(Written request):
Below are some records. Retype exactly the lines from the one containing "Give me the TikZ source for this diagram." through the one containing "align=center] (fulltxt) at", both included, skipping every picture.

-- start Provided data --

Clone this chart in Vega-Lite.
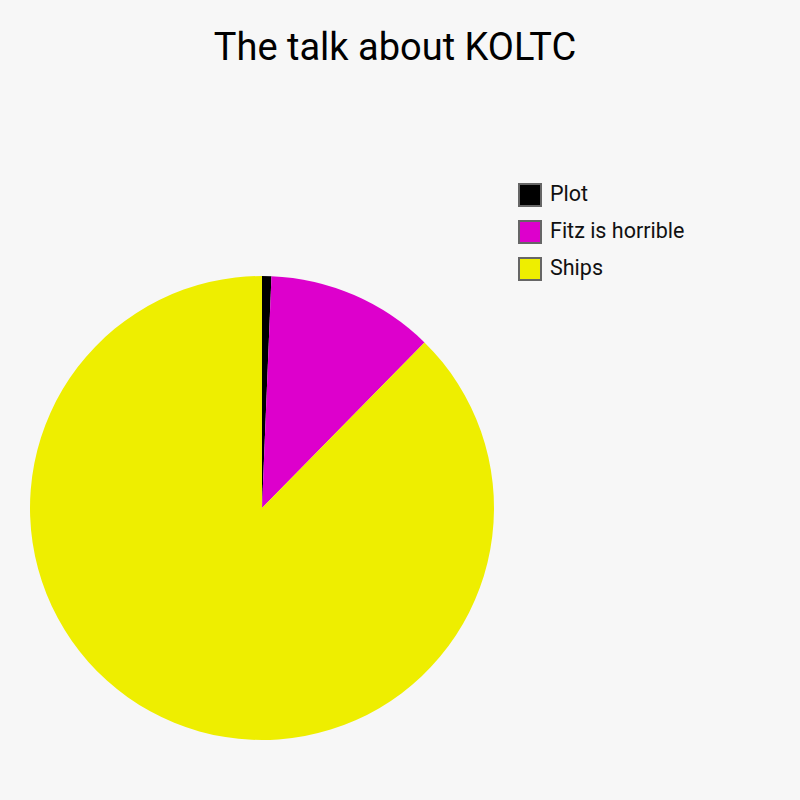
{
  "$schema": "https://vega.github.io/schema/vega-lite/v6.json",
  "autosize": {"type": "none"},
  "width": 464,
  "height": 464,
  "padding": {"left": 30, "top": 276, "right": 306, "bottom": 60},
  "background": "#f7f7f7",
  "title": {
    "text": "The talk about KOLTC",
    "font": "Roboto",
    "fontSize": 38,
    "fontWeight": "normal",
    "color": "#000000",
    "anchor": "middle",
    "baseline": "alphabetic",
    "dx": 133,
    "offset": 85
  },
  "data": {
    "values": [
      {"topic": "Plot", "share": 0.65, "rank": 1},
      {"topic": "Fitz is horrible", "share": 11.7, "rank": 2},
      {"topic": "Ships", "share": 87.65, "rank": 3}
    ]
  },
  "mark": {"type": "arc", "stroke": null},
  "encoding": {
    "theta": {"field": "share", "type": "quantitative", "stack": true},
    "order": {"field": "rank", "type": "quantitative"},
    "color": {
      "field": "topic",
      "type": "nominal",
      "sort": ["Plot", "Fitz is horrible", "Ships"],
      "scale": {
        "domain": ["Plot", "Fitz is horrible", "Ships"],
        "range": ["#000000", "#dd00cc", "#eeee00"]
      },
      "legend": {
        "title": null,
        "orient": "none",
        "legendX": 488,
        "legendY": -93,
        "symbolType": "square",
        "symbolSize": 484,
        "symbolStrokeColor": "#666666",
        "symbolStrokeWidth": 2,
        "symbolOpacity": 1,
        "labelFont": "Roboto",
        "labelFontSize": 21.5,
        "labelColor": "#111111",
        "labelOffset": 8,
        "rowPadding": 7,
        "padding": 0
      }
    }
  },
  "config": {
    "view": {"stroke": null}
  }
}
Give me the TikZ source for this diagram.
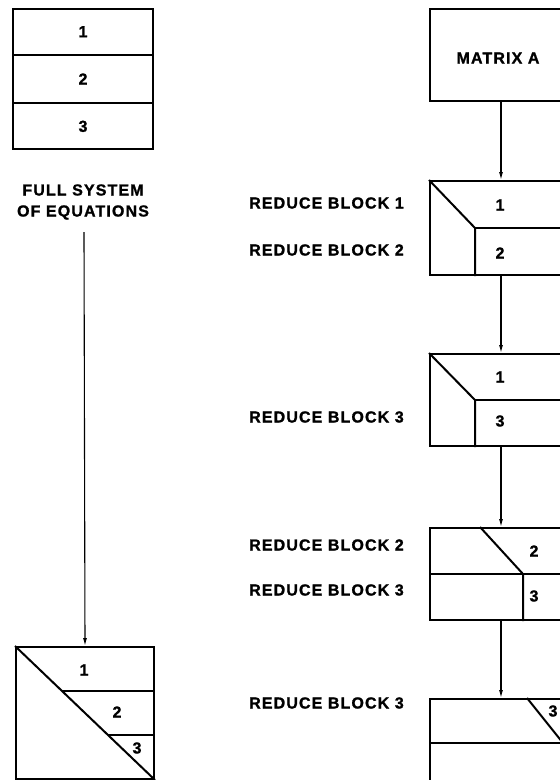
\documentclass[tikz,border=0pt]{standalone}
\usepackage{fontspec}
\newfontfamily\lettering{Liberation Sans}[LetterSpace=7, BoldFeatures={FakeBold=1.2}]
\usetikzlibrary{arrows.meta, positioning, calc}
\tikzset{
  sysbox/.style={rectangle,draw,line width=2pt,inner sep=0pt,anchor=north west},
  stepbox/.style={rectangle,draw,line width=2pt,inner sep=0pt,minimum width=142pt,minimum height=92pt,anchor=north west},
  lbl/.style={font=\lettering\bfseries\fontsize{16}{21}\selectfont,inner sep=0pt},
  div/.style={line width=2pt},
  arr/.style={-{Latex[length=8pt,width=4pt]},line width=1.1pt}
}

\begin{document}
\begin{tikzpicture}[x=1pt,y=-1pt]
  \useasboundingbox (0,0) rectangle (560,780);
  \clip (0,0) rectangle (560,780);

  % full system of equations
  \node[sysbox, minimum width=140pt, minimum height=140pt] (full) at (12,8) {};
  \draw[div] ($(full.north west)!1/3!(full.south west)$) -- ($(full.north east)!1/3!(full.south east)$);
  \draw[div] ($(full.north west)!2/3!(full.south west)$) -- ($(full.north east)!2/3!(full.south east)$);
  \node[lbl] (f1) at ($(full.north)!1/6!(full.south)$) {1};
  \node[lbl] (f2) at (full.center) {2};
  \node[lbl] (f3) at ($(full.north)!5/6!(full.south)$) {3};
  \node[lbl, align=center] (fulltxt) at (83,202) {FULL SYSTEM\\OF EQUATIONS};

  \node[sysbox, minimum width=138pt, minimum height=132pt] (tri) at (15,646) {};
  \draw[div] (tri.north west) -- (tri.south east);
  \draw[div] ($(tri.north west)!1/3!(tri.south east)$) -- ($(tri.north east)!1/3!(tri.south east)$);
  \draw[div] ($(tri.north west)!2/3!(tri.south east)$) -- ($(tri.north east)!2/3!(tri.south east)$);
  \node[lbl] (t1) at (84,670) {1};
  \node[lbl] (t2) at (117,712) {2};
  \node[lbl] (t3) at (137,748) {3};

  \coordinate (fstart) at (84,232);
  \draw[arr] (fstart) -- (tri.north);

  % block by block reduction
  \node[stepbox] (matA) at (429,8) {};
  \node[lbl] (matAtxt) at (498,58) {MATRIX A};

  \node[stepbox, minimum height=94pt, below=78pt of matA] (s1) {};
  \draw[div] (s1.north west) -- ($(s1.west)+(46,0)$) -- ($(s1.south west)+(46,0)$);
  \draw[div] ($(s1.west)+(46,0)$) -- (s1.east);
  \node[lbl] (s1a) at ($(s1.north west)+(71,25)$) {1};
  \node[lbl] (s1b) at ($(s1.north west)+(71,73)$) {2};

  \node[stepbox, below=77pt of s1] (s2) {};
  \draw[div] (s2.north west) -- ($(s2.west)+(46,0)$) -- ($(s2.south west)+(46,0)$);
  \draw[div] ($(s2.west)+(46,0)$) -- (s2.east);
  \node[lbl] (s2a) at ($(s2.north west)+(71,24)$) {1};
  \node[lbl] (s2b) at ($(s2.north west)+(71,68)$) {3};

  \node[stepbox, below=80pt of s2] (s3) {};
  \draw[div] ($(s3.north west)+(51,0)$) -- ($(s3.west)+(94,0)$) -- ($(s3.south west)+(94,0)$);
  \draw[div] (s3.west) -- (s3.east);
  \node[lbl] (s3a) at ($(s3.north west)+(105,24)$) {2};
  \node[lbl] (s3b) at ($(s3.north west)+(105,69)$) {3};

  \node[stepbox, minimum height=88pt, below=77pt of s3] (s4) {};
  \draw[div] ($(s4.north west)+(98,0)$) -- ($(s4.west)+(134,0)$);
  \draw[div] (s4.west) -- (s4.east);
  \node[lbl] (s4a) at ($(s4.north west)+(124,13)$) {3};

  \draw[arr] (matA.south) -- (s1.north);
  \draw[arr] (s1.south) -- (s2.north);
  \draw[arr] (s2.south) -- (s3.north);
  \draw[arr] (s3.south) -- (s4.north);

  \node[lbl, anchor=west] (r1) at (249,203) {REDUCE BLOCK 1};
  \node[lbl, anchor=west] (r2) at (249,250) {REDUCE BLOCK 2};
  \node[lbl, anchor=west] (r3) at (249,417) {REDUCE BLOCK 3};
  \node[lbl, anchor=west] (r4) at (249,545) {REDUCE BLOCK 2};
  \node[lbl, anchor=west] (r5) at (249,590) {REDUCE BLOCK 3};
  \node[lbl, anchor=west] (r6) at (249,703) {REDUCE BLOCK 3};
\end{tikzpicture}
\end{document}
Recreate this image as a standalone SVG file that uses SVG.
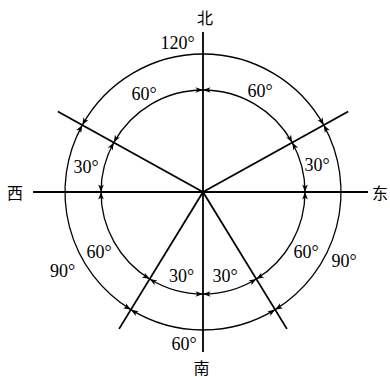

-- end Provided data --

(Task answer):
Give me the TikZ source for this diagram.
\documentclass[tikz,border=0pt]{standalone}
\usepackage{fontspec}
\newfontfamily\lettering{Liberation Sans}[LetterSpace=7, BoldFeatures={FakeBold=1.2}]
\usetikzlibrary{arrows.meta, positioning, calc}
\tikzset{
  sysbox/.style={rectangle,draw,line width=2pt,inner sep=0pt,anchor=north west},
  stepbox/.style={rectangle,draw,line width=2pt,inner sep=0pt,minimum width=142pt,minimum height=92pt,anchor=north west},
  lbl/.style={font=\lettering\bfseries\fontsize{16}{21}\selectfont,inner sep=0pt},
  div/.style={line width=2pt},
  arr/.style={-{Latex[length=8pt,width=4pt]},line width=1.1pt}
}

\begin{document}
\begin{tikzpicture}[x=1pt,y=-1pt]
  \useasboundingbox (0,0) rectangle (560,780);
  \clip (0,0) rectangle (560,780);

  % full system of equations
  \node[sysbox, minimum width=140pt, minimum height=140pt] (full) at (12,8) {};
  \draw[div] ($(full.north west)!1/3!(full.south west)$) -- ($(full.north east)!1/3!(full.south east)$);
  \draw[div] ($(full.north west)!2/3!(full.south west)$) -- ($(full.north east)!2/3!(full.south east)$);
  \node[lbl] (f1) at ($(full.north)!1/6!(full.south)$) {1};
  \node[lbl] (f2) at (full.center) {2};
  \node[lbl] (f3) at ($(full.north)!5/6!(full.south)$) {3};
  \node[lbl, align=center] (fulltxt) at (83,202) {FULL SYSTEM\\OF EQUATIONS};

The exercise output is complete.